Task brief -> Retype word for word the first line of the listing and each line after it up to the line with "const K = 1.2;", with the pictures taken out.

Data block ->
────────

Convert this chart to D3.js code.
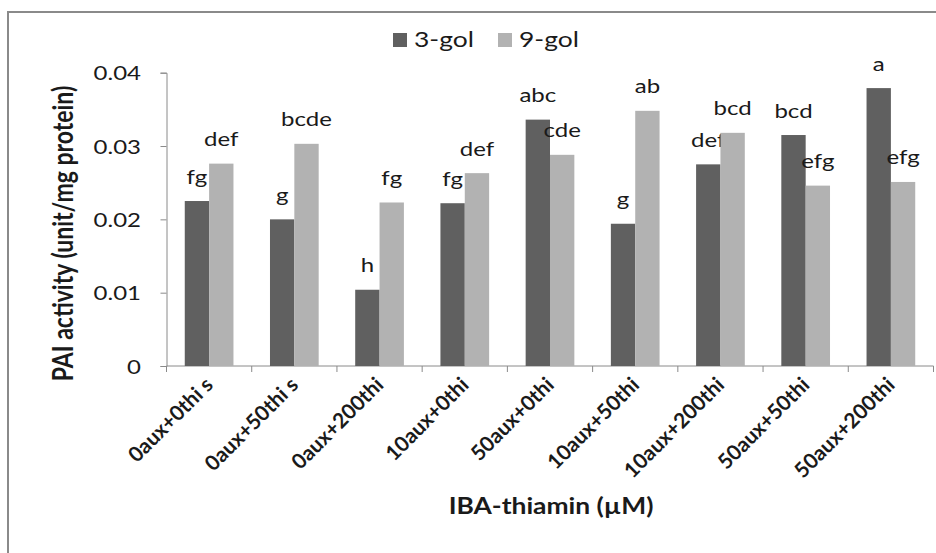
<!DOCTYPE html>
<html>
<head>
<meta charset="utf-8">
<script src="https://cdn.jsdelivr.net/npm/d3@7"></script>
<style>
  html, body { margin: 0; padding: 0; background: #fff; }
  svg { display: block; }
  text { font-family: Lato, "Open Sans", sans-serif; fill: #1a1a1a; }
</style>
</head>
<body>
<svg id="chart" width="936" height="553"></svg>
<script>
// Treatments (IBA auxin + thiamin, µM)
const categories = ["0aux+0thi s", "0aux+50thi s", "0aux+200thi", "10aux+0thi", "50aux+0thi",
                    "10aux+50thi", "10aux+200thi", "50aux+50thi", "50aux+200thi"];
const seriesNames = ["3-gol", "9-gol"];
// PAL activity (unit/mg protein)
const gol3 = [0.0225, 0.0200, 0.0104, 0.0222, 0.0336, 0.0194, 0.0275, 0.0315, 0.0379];
const gol9 = [0.0276, 0.0303, 0.0223, 0.0263, 0.0288, 0.0348, 0.0318, 0.0246, 0.0251];
// Duncan grouping letters
const letters3 = ["fg", "g", "h", "fg", "abc", "g", "def", "bcd", "a"];
const letters9 = ["def", "bcde", "fg", "def", "cde", "ab", "bcd", "efg", "efg"];
const yTicks = [0, 0.01, 0.02, 0.03, 0.04];
const colors = ["#606060", "#b2b2b2"];

// horizontal widening applied to upright text
const K = 1.2;

const svg = d3.select("#chart");
const W = 936, H = 553;
const plot = { left: 166.5, right: 933.5, top: 72.7, bottom: 366 };

// outer chart frame (top and left edges)
svg.append("path")
  .attr("d", `M8,${H} V12 H${W}`)
  .attr("fill", "none").attr("stroke", "#8a8a8a").attr("stroke-width", 2);

const x = d3.scaleBand().domain(categories).range([plot.left, plot.right]);
// gap width 150%: each side of a pair gets 0.75 of a bar width
const inner = d3.scaleBand().domain(seriesNames).range([0, x.bandwidth()])
  .paddingInner(0).paddingOuter(0.75);
const y = d3.scaleLinear().domain([0, 0.04]).range([plot.bottom, plot.top]);

// y axis
const yAxis = svg.append("g")
  .attr("transform", `translate(${plot.left},0)`)
  .call(d3.axisLeft(y).tickValues(yTicks).tickSize(6)
        .tickFormat(d => d === 0 ? "0" : d3.format(".2f")(d)));
yAxis.select(".domain").attr("stroke", "#8a8a8a");
yAxis.selectAll(".tick line").attr("stroke", "#8a8a8a");
yAxis.selectAll(".tick text")
  .attr("x", null).attr("dy", "0.36em")
  .attr("transform", `translate(-25.5,0) scale(${K},1)`)
  .attr("font-size", 20).attr("fill", "#1a1a1a")
  .attr("font-family", "Lato, sans-serif");

// x axis with boundary ticks between categories
const xAxisG = svg.append("g").attr("transform", `translate(0,${plot.bottom})`);
xAxisG.append("line").attr("x1", plot.left).attr("x2", plot.right)
  .attr("stroke", "#8a8a8a");
const bounds = categories.map(c => x(c)).concat([plot.right]);
xAxisG.selectAll("line.tk").data(bounds).join("line").attr("class", "tk")
  .attr("x1", d => d).attr("x2", d => d).attr("y1", 0).attr("y2", 6)
  .attr("stroke", "#8a8a8a");

// rotated category labels
xAxisG.selectAll("text.cat").data(categories).join("text").attr("class", "cat")
  .attr("transform", c => `translate(${x(c) + x.bandwidth() / 2},${15}) rotate(-45)`)
  .attr("text-anchor", "end").attr("font-size", 21).attr("font-weight", "bold")
  .attr("dy", "0.35em")
  .text(c => c);

// bars and grouping letters
const series = [gol3, gol9];
const lettersAll = [letters3, letters9];
const groups = svg.append("g");
series.forEach((vals, si) => {
  groups.selectAll(null).data(vals).join("rect")
    .attr("x", (v, i) => x(categories[i]) + inner(seriesNames[si]))
    .attr("y", v => y(v))
    .attr("width", inner.bandwidth())
    .attr("height", v => y(0) - y(v))
    .attr("fill", colors[si]);
  groups.selectAll(null).data(vals).join("text")
    .attr("transform", (v, i) =>
      `translate(${x(categories[i]) + inner(seriesNames[si]) + inner.bandwidth() / 2},${y(v) - 17.5}) scale(${K},1)`)
    .attr("text-anchor", "middle").attr("font-size", 20)
    .text((v, i) => lettersAll[si][i]);
});

// legend
const legend = svg.append("g").attr("transform", "translate(393,33)");
seriesNames.forEach((name, i) => {
  const g = legend.append("g").attr("transform", `translate(${i * 105},0)`);
  g.append("rect").attr("width", 14).attr("height", 14).attr("fill", colors[i]);
  g.append("text").attr("transform", `translate(21,14) scale(1.26,1)`)
    .attr("font-size", 21).text(name);
});

// axis titles
svg.append("text")
  .attr("transform", `translate(73,233.5) scale(1.25,1) rotate(-90)`)
  .attr("text-anchor", "middle").attr("font-size", 23).attr("font-weight", "bold")
  .text("PAI activity (unit/mg protein)");
svg.append("text")
  .attr("transform", `translate(551,514) scale(${K},1)`)
  .attr("text-anchor", "middle").attr("font-size", 22).attr("font-weight", "bold")
  .text("IBA-thiamin (µM)");
</script>
</body>
</html>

────────

Completed exercise ->
Convert this chart to D3.js code.
<!DOCTYPE html>
<html>
<head>
<meta charset="utf-8">
<script src="https://cdn.jsdelivr.net/npm/d3@7"></script>
<style>
  html, body { margin: 0; padding: 0; background: #fff; }
  svg { display: block; }
  text { font-family: Lato, "Open Sans", sans-serif; fill: #1a1a1a; }
</style>
</head>
<body>
<svg id="chart" width="936" height="553"></svg>
<script>
// Treatments (IBA auxin + thiamin, µM)
const categories = ["0aux+0thi s", "0aux+50thi s", "0aux+200thi", "10aux+0thi", "50aux+0thi",
                    "10aux+50thi", "10aux+200thi", "50aux+50thi", "50aux+200thi"];
const seriesNames = ["3-gol", "9-gol"];
// PAL activity (unit/mg protein)
const gol3 = [0.0225, 0.0200, 0.0104, 0.0222, 0.0336, 0.0194, 0.0275, 0.0315, 0.0379];
const gol9 = [0.0276, 0.0303, 0.0223, 0.0263, 0.0288, 0.0348, 0.0318, 0.0246, 0.0251];
// Duncan grouping letters
const letters3 = ["fg", "g", "h", "fg", "abc", "g", "def", "bcd", "a"];
const letters9 = ["def", "bcde", "fg", "def", "cde", "ab", "bcd", "efg", "efg"];
const yTicks = [0, 0.01, 0.02, 0.03, 0.04];
const colors = ["#606060", "#b2b2b2"];

// horizontal widening applied to upright text
const K = 1.2;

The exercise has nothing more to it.